There have been several stories in the news lately about harassment or otherwise hostile actions exemplified by toll collectors to various drivers. You know, unwanted sexual advancements, verbal abuse, and even offers to "step out of the car and fight." Some observers and readers probably call this insanity; I call it the inevitable result of being caged up in a tall box for eight hours with a stool and money they don't even own, day after day. Keep me in there long enough with no professional end in sight, and I'd probably do the same thing, only with my face painted and no clothes.
I mean, where's the humanity in that job? Paycheck aside, that job's about a slow water-dripping faucet away from classified torture.
What exactly is the career outlook for toll collectors? Grim, I suppose. But what's the end game there -- what's the incentive for doing well versus simply handing 50 cents change with a middle finger back to each driver? I would surmise there's about as much opportunity to move up in that occupation as there's opportunity to move around in that toll booth.
Put it this way, if you're a toll collector who calls in sick, you're simply replaced by a metal basket and a different neon light indicating exact change only. Your backup is a two-inanimate-object combo. If that's not salt in the open wound of a dead-end job, I don't know what is. And now you have a couple EZ-Pass lanes breathing down your neck, just itching to take your toll bridge lane. No pressure.

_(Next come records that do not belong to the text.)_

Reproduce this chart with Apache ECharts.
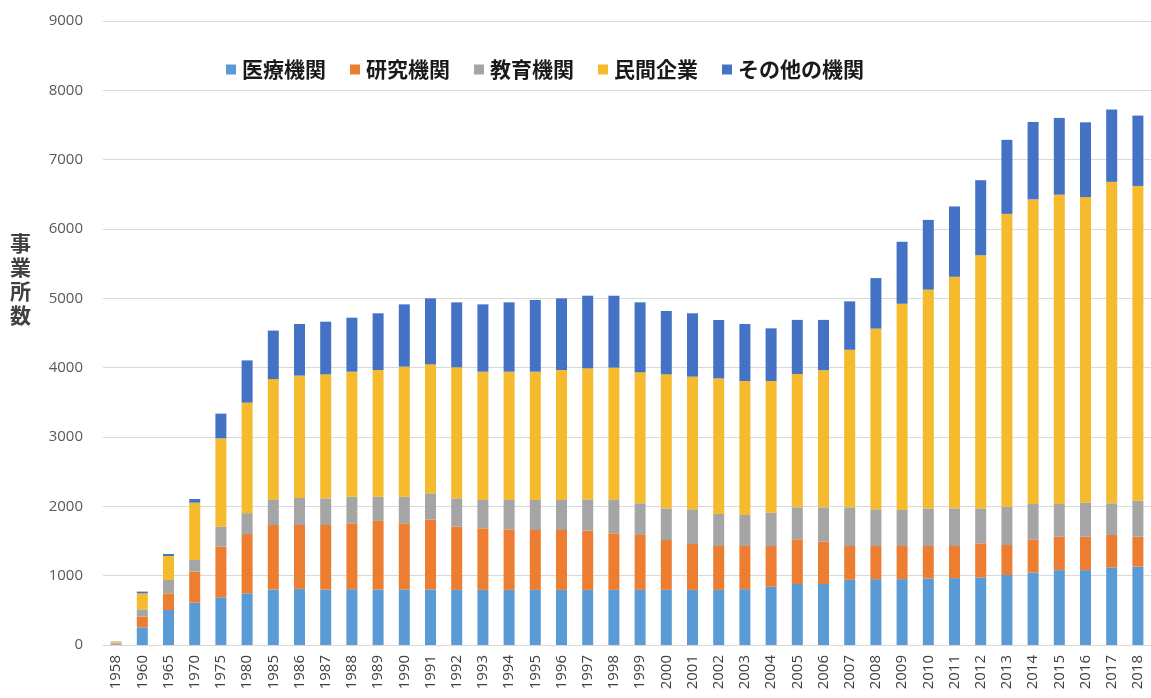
<!DOCTYPE html>
<html>
<head>
<meta charset="utf-8">
<script src="https://cdn.jsdelivr.net/npm/echarts@6/dist/echarts.min.js"></script>
<style>
html,body{margin:0;padding:0;background:#fff;}
#main{width:1151px;height:698px;}
</style>
</head>
<body>
<div id="main"></div>
<script>
const years = ['1958','1960','1965','1970','1975','1980','1985','1986','1987','1988','1989','1990','1991','1992','1993','1994','1995','1996','1997','1998','1999','2000','2001','2002','2003','2004','2005','2006','2007','2008','2009','2010','2011','2012','2013','2014','2015','2016','2017','2018'];
const seriesNames = ['医療機関','研究機関','教育機関','民間企業','その他の機関'];
const medical = [10,255,505,610,688,745,800,810,800,805,800,800,800,795,795,795,795,795,795,795,795,795,795,795,805,840,880,880,940,950,950,960,965,975,1010,1045,1080,1080,1120,1130];
const research = [10,154,240,448,730,855,931,921,931,950,990,955,1010,912,888,873,864,864,854,816,792,719,662,633,623,588,644,610,488,478,478,468,463,491,432,479,482,482,467,432];
const education = [15,105,192,168,289,302,369,389,384,384,349,384,378,408,408,423,432,432,451,489,456,457,500,461,447,481,462,496,558,529,519,543,543,505,553,510,472,491,456,520];
const privateCo = [15,231,347,827,1273,1593,1735,1765,1789,1803,1827,1875,1860,1890,1851,1851,1851,1875,1890,1900,1890,1933,1913,1957,1933,1899,1923,1977,2272,2606,2975,3155,3340,3650,4223,4393,4461,4408,4637,4539];
const others = [2,25,28,53,357,610,700,745,759,779,818,899,952,937,971,1000,1034,1034,1048,1038,1009,913,914,842,822,759,780,726,698,729,894,1005,1014,1083,1068,1117,1107,1078,1043,1015];
const yTicks = {min:0, max:9000, interval:1000};
const colors = ['#5B9BD5','#ED7D31','#A5A5A5','#F5BA2E','#4472C4'];
const values = [medical, research, education, privateCo, others];

const chart = echarts.init(document.getElementById('main'));
chart.setOption({
  animation: false,
  backgroundColor: '#fff',
  color: colors,
  grid: {left: 103, right: -8, top: 21, bottom: 53, containLabel: false},
  legend: {
    left: 221, top: 54,
    icon: 'rect', itemWidth: 10, itemHeight: 10, itemGap: 24,
    textStyle: {fontFamily: 'Noto Sans CJK JP', fontSize: 21, fontWeight: 'bold', color: '#1a1a1a', padding: [0,0,0,1]},
    data: seriesNames
  },
  xAxis: {
    type: 'category', data: years,
    axisLine: {lineStyle: {color: '#d9d9d9', width: 1}},
    axisTick: {show: false},
    axisLabel: {interval: 0, rotate: 90, margin: 10, fontSize: 15, color: '#404040', fontFamily: 'Open Sans'}
  },
  yAxis: {
    type: 'value', min: yTicks.min, max: yTicks.max, interval: yTicks.interval,
    axisLine: {show: false}, axisTick: {show: false},
    splitLine: {lineStyle: {color: '#d9d9d9', width: 1}},
    axisLabel: {margin: 20, fontSize: 15, color: '#595959', fontFamily: 'Open Sans', formatter: v => String(v)}
  },
  graphic: [{
    type: 'text', left: 10, top: 231,
    style: {text: '事\n業\n所\n数', font: 'bold 21px "Noto Sans CJK JP"', fill: '#404040', lineHeight: 24}
  }],
  series: seriesNames.map((n, i) => ({
    name: n, type: 'bar', stack: 'total', data: values[i], barWidth: 11,
    itemStyle: {color: colors[i]}
  }))
});
</script>
</body>
</html>
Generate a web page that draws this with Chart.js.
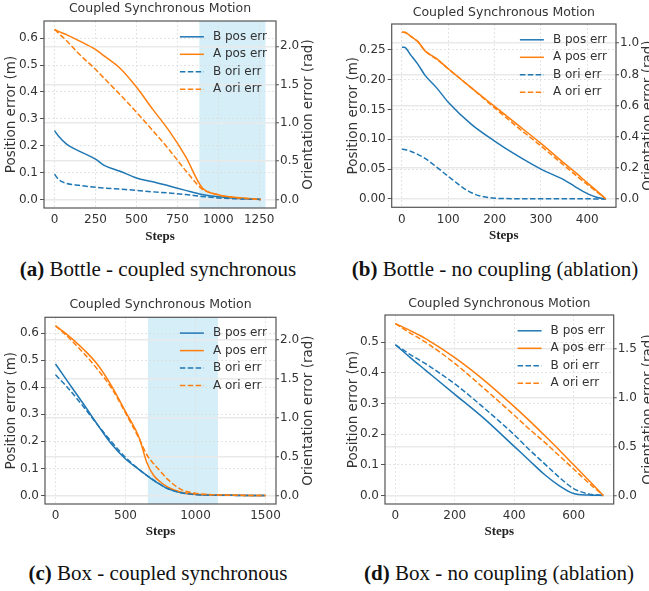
<!DOCTYPE html>
<html>
<head>
<meta charset="utf-8">
<title>Coupled Synchronous Motion</title>
<script src="https://cdn.jsdelivr.net/npm/chart.js@4.4.1/dist/chart.umd.min.js"></script>
<style>
  html, body { margin: 0; padding: 0; background: #fff; }
  body { position: relative; width: 649px; height: 591px; overflow: hidden; }
  canvas { position: absolute; }
  .caption {
    position: absolute; transform: translate(-50%, -50%); white-space: nowrap;
    font-family: 'Liberation Serif', 'Times New Roman', serif; font-size: 21px; color: #111;
  }
</style>
</head>
<body>
<canvas id="chart-a" width="322" height="248" style="left:0;top:0"></canvas>
<canvas id="chart-b" width="324" height="248" style="left:325px;top:0"></canvas>
<canvas id="chart-c" width="322" height="248" style="left:0;top:296px"></canvas>
<canvas id="chart-d" width="324" height="248" style="left:325px;top:296px"></canvas>
<div class="caption" style="left:158px;top:269px"><b>(a)</b> Bottle - coupled synchronous</div>
<div class="caption" style="left:495px;top:269px"><b>(b)</b> Bottle - no coupling (ablation)</div>
<div class="caption" style="left:158px;top:573px"><b>(c)</b> Box - coupled synchronous</div>
<div class="caption" style="left:499px;top:573px"><b>(d)</b> Box - no coupling (ablation)</div>
<script>
// (a) bottle - coupled synchronous
const stepsA = [0, 25, 75, 150, 250, 300, 400, 500, 600, 700, 800, 900, 1000, 1100, 1200, 1260];
const bPosA = [0.256, 0.235, 0.205, 0.180, 0.150, 0.128, 0.105, 0.080, 0.066, 0.050, 0.034, 0.019, 0.010, 0.005, 0.002, 0.0];
const aPosA = [0.632, 0.625, 0.612, 0.590, 0.558, 0.535, 0.488, 0.418, 0.335, 0.255, 0.160, 0.045, 0.018, 0.008, 0.003, 0.0];
const bOriA = [0.33, 0.26, 0.21, 0.185, 0.16, 0.15, 0.135, 0.12, 0.10, 0.085, 0.065, 0.04, 0.02, 0.01, 0.004, 0.0];
const aOriA = [2.22, 2.17, 2.07, 1.90, 1.70, 1.59, 1.37, 1.14, 0.90, 0.65, 0.38, 0.14, 0.06, 0.025, 0.008, 0.0];
const shadeA = [884, 1288];
const xTicksA = [0, 250, 500, 750, 1000, 1250];
const yTicksA = [0, 0.1, 0.2, 0.3, 0.4, 0.5, 0.6];
const y1TicksA = [0, 0.5, 1.0, 1.5, 2.0];

// (b) bottle - no coupling
const stepsB = [0, 5, 20, 35, 50, 75, 100, 150, 200, 250, 300, 350, 375, 400, 420, 440];
const bPosB = [0.254, 0.254, 0.240, 0.225, 0.207, 0.186, 0.162, 0.125, 0.097, 0.072, 0.050, 0.032, 0.020, 0.009, 0.003, 0.0];
const aPosB = [0.279, 0.279, 0.272, 0.263, 0.248, 0.235, 0.218, 0.186, 0.155, 0.124, 0.093, 0.060, 0.044, 0.027, 0.014, 0.0];
const bOriB = [0.32, 0.318, 0.305, 0.285, 0.26, 0.205, 0.145, 0.04, 0.005, 0.002, 0.002, 0.001, 0.001, 0.001, 0.0, 0.0];
const aOriB = [1.07, 1.07, 1.043, 1.009, 0.951, 0.897, 0.836, 0.713, 0.585, 0.46, 0.34, 0.215, 0.153, 0.093, 0.047, 0.0];
const xTicksB = [0, 100, 200, 300, 400];
const yTicksB = [0, 0.05, 0.10, 0.15, 0.20, 0.25];
const y1TicksB = [0, 0.2, 0.4, 0.6, 0.8, 1.0];

// (c) box - coupled synchronous
const stepsC = [0, 75, 200, 300, 400, 500, 600, 650, 700, 750, 800, 900, 1000, 1100, 1250, 1500];
const bPosC = [0.486, 0.43, 0.338, 0.262, 0.19, 0.135, 0.095, 0.075, 0.056, 0.04, 0.026, 0.01, 0.004, 0.002, 0.001, 0.0];
const aPosC = [0.627, 0.598, 0.54, 0.484, 0.405, 0.31, 0.21, 0.125, 0.075, 0.05, 0.032, 0.012, 0.005, 0.003, 0.001, 0.0];
const bOriC = [1.55, 1.41, 1.14, 0.91, 0.69, 0.49, 0.33, 0.26, 0.20, 0.14, 0.09, 0.035, 0.012, 0.005, 0.002, 0.0];
const aOriC = [2.18, 2.06, 1.83, 1.62, 1.38, 1.06, 0.72, 0.53, 0.41, 0.31, 0.21, 0.075, 0.03, 0.012, 0.004, 0.0];
const shadeC = [660, 1160];
const xTicksC = [0, 500, 1000, 1500];
const yTicksC = [0, 0.1, 0.2, 0.3, 0.4, 0.5, 0.6];
const y1TicksC = [0, 0.5, 1.0, 1.5, 2.0];

// (d) box - no coupling
const stepsD = [0, 50, 100, 200, 300, 400, 450, 500, 550, 600, 650, 700];
const bPosD = [0.492, 0.45, 0.41, 0.33, 0.25, 0.16, 0.115, 0.07, 0.033, 0.006, 0.001, 0.0];
const aPosD = [0.561, 0.538, 0.513, 0.45, 0.375, 0.29, 0.245, 0.198, 0.15, 0.10, 0.05, 0.0];
const bOriD = [1.54, 1.44, 1.35, 1.14, 0.89, 0.62, 0.47, 0.33, 0.19, 0.07, 0.015, 0.0];
const aOriD = [1.757, 1.66, 1.57, 1.35, 1.09, 0.82, 0.68, 0.55, 0.41, 0.27, 0.13, 0.0];
const xTicksD = [0, 200, 400, 600];
const yTicksD = [0, 0.1, 0.2, 0.3, 0.4, 0.5];
const y1TicksD = [0, 0.5, 1.0, 1.5];

const BLUE = '#1f77b4';
const ORANGE = '#ff7f0e';
const TICK = '#333333';
const SANS = "'DejaVu Sans', sans-serif";
const SERIF = "'Liberation Serif', 'Times New Roman', serif";

Chart.defaults.font.family = SANS;

/**
 * one subplot: position + orientation error on twin y axes
 */
function makeChart(id, cfg) {
  const canvas = document.getElementById(id);
  const w = canvas.width, h = canvas.height;
  const plot = cfg.plot;

  const series = (label, ys, color, dashed, axis, order) => ({
    label,
    data: cfg.steps.map((x, i) => ({ x, y: ys[i] })),
    borderColor: color,
    borderWidth: 1.5,
    borderDash: dashed ? [5.5, 2.4] : [],
    pointRadius: 0,
    cubicInterpolationMode: 'monotone',
    yAxisID: axis,
    order
  });

  const fixTicks = list => scale => { scale.ticks = list.map(v => ({ value: v })); };

  // light blue band, drawn under grid and lines
  const shadePlugin = {
    id: 'shade',
    beforeDraw(chart) {
      if (!cfg.shade) return;
      const { ctx, chartArea, scales } = chart;
      const x0 = scales.x.getPixelForValue(cfg.shade[0]);
      const x1 = Math.min(scales.x.getPixelForValue(cfg.shade[1]), chartArea.right);
      ctx.save();
      ctx.fillStyle = 'rgba(135, 206, 235, 0.35)';
      ctx.fillRect(x0, chartArea.top, x1 - x0, chartArea.bottom - chartArea.top);
      ctx.restore();
    }
  };

  // axes frame, right axis label and inside legend
  const overlayPlugin = {
    id: 'overlay',
    afterDatasetsDraw(chart) {
      const { ctx, chartArea } = chart;
      ctx.save();
      ctx.strokeStyle = '#555';
      ctx.lineWidth = 1.2;
      ctx.setLineDash([]);
      ctx.strokeRect(chartArea.left, chartArea.top, chartArea.right - chartArea.left, chartArea.bottom - chartArea.top);

      ctx.translate(cfg.rightTitleX, (chartArea.top + chartArea.bottom) / 2);
      ctx.rotate(-Math.PI / 2);
      ctx.font = '13.5px ' + SANS;
      ctx.fillStyle = TICK;
      ctx.textAlign = 'center';
      ctx.textBaseline = 'middle';
      ctx.fillText('Orientation error (rad)', 0, 0);
      ctx.restore();

      ctx.save();
      ctx.font = '12px ' + SANS;
      const sets = chart.data.datasets;
      const maxW = Math.max(...sets.map(d => ctx.measureText(d.label).width));
      const x0 = chartArea.right - 9 - maxW - 9 - 24;
      sets.forEach((ds, i) => {
        const y = chartArea.top + 15.8 + i * 17.5;
        ctx.strokeStyle = ds.borderColor;
        ctx.lineWidth = ds.borderWidth;
        ctx.setLineDash(ds.borderDash);
        ctx.beginPath();
        ctx.moveTo(x0, y);
        ctx.lineTo(x0 + 24, y);
        ctx.stroke();
        ctx.setLineDash([]);
        ctx.fillStyle = TICK;
        ctx.textBaseline = 'middle';
        ctx.fillText(ds.label, x0 + 33, y);
      });
      ctx.restore();
    }
  };

  return new Chart(canvas.getContext('2d'), {
    type: 'line',
    data: {
      datasets: [
        series('B pos err', cfg.bPos, BLUE, false, 'y', 3),
        series('A pos err', cfg.aPos, ORANGE, false, 'y', 2),
        series('B ori err', cfg.bOri, BLUE, true, 'y1', 1),
        series('A ori err', cfg.aOri, ORANGE, true, 'y1', 0)
      ]
    },
    options: {
      responsive: false,
      devicePixelRatio: 1,
      animation: false,
      events: [],
      layout: { padding: 0, autoPadding: false },
      scales: {
        x: {
          type: 'linear',
          min: cfg.xRange[0],
          max: cfg.xRange[1],
          afterBuildTicks: fixTicks(cfg.xTicks),
          afterFit: s => { s.height = h - plot.b; },
          ticks: { color: TICK, font: { size: 12 }, padding: 5, maxRotation: 0, autoSkip: false, callback: v => String(v) },
          grid: { color: '#dedede', lineWidth: 0.8, drawTicks: false },
          border: { display: false, dash: [2, 2] },
          title: { display: true, text: 'Steps', color: '#222', font: { family: SERIF, size: 13, weight: 'bold', lineHeight: 1.2 }, padding: { top: 0, bottom: cfg.stepsPad } }
        },
        y: {
          position: 'left',
          min: cfg.yRange[0],
          max: cfg.yRange[1],
          afterBuildTicks: fixTicks(cfg.yTicks),
          afterFit: s => { s.width = plot.l; },
          ticks: { color: TICK, font: { size: 12 }, padding: 2, autoSkip: false, callback: v => v.toFixed(cfg.yDec) },
          grid: { color: '#dedede', lineWidth: 0.8, drawTicks: true, tickLength: 4, tickColor: '#555', tickWidth: 1 },
          border: { display: false, dash: [2, 2] },
          title: { display: true, text: 'Position error (m)', color: TICK, font: { size: 13.5, lineHeight: 1.2 }, padding: { top: cfg.yTitlePad, bottom: 0 } }
        },
        y1: {
          position: 'right',
          min: cfg.y1Range[0],
          max: cfg.y1Range[1],
          afterBuildTicks: fixTicks(cfg.y1Ticks),
          afterFit: s => { s.width = w - plot.r; },
          ticks: { color: TICK, font: { size: 12 }, padding: 1, autoSkip: false, callback: v => v.toFixed(1) },
          grid: { color: '#e9e9e9', lineWidth: 1.5, drawTicks: true, tickLength: 3, tickColor: '#555', tickWidth: 1 },
          border: { display: false }
        }
      },
      plugins: {
        legend: { display: false },
        tooltip: { enabled: false },
        title: {
          display: true,
          text: 'Coupled Synchronous Motion',
          fullSize: false,
          color: TICK,
          font: { size: 12.5, weight: 'normal', lineHeight: 1.2 },
          padding: { top: cfg.titlePad, bottom: plot.t - cfg.titlePad - 15 }
        }
      }
    },
    plugins: [shadePlugin, overlayPlugin]
  });
}

makeChart('chart-a', {
  steps: stepsA, bPos: bPosA, aPos: aPosA, bOri: bOriA, aOri: aOriA, shade: shadeA,
  xTicks: xTicksA, yTicks: yTicksA, y1Ticks: y1TicksA, yDec: 1,
  xRange: [-64.4, 1352.4], yRange: [-0.0316, 0.6636], y1Range: [-0.111, 2.331],
  plot: { l: 44, r: 276, t: 21, b: 208 },
  titlePad: 1.5, yTitlePad: 3.6, stepsPad: 3.2, rightTitleX: 308
});

makeChart('chart-b', {
  steps: stepsB, bPos: bPosB, aPos: aPosB, bOri: bOriB, aOri: aOriB, shade: null,
  xTicks: xTicksB, yTicks: yTicksB, y1Ticks: y1TicksB, yDec: 2,
  xRange: [-22, 462], yRange: [-0.01395, 0.29295], y1Range: [-0.0535, 1.1235],
  plot: { l: 66.7, r: 291, t: 24, b: 207.3 },
  titlePad: 5.5, yTitlePad: 19.9, stepsPad: 4.5, rightTitleX: 323
});

makeChart('chart-c', {
  steps: stepsC, bPos: bPosC, aPos: aPosC, bOri: bOriC, aOri: aOriC, shade: shadeC,
  xTicks: xTicksC, yTicks: yTicksC, y1Ticks: y1TicksC, yDec: 1,
  xRange: [-75, 1575], yRange: [-0.03135, 0.65835], y1Range: [-0.109, 2.289],
  plot: { l: 45, r: 276, t: 21.3, b: 208 },
  titlePad: 1.5, yTitlePad: 3.6, stepsPad: 4.2, rightTitleX: 308
});

makeChart('chart-d', {
  steps: stepsD, bPos: bPosD, aPos: aPosD, bOri: bOriD, aOri: aOriD, shade: null,
  xTicks: xTicksD, yTicks: yTicksD, y1Ticks: y1TicksD, yDec: 1,
  xRange: [-35, 735], yRange: [-0.02805, 0.58905], y1Range: [-0.08785, 1.84485],
  plot: { l: 60, r: 288.7, t: 19, b: 208 },
  titlePad: 0, yTitlePad: 20.2, stepsPad: 4.5, rightTitleX: 323
});
</script>
</body>
</html>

Not that I'm saying your life sucks if you're a toll collector. I'm just empathizing with your depressive situation. Heck, it's a paying job and you've got to make ends meet -- you've got yourself, maybe a family, and definitely a tragically indebted government to support -- so, hey, take what's available. But I empathize with you. Truly. If you're a toll collector and you never smile, or you hate people, or you hate yourself, or you've lost your identity, or you don't bathe, or you spend half your day mentally weighing crimes you could get away with, or your favorite part of the day is reading "Ziggy" and doing the Jumble at lunch, I'm not condoning your feelings or actions, but I certainly don't blame you.
I guess what I'm saying is, just don't kill me, please.